Keep it simple, user-friendly, and actionable.

In my early excitement to build different Notion pages, I used a lot of colors, emojis, cover photos and more. They looked colorful and exciting. It was one of my draws to Notion.

While I still enjoy them, the inifinite possibilities became a cognitive overload for me when getting started. Now, I start with a simple build, use regularly, and iterate to add & remove features. Real success metric is how often I use it and the outcomes I'm able to drive. Often I come back to a minimal build at the end.

How I build

Bottom up and top down. *cough* Nerd alert! *cough*

Notion Templates Illustration

I map out the objectives and get to my atomic units of data and big picture review metrics. I then sketch these roll-ups and fundamental units to see if it meets all my needs. At this point, I'm likely stacked with more than what I need. I ruthlessly prioritize and cull down the columns and page content to cover my 'core' needs. Then, I build the page(s) with my scrappy wireframes and notes that act as my product requirement document.
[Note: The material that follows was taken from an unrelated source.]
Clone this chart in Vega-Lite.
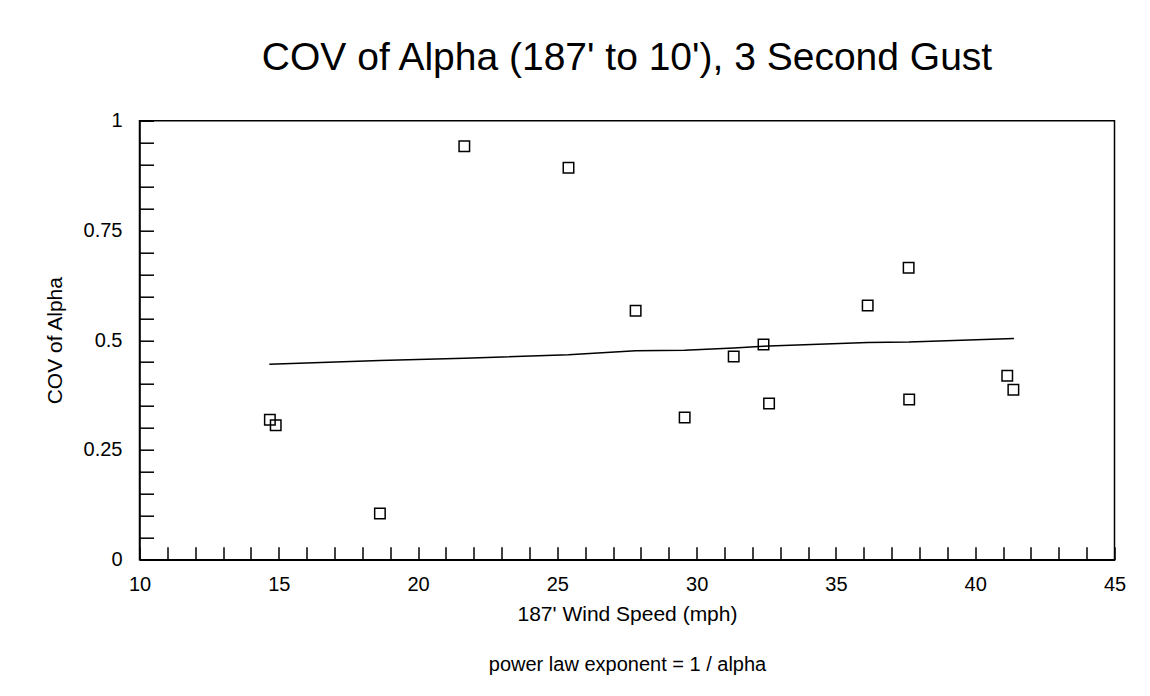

I use the pages for a few weeks (customer), build a backlog of my feature requests (product manage), and iterate (engineer) after prioritizing.

This is only a teaser to the build process. The fidelity of each step of course varies based on the scope.

Colors & Icons

Keeping with the minimal theme, I enjoy the subtle beauty in White & Black. I love Notion VIP's curation of free-to-use icons sourced from Icons8 and Flaticon.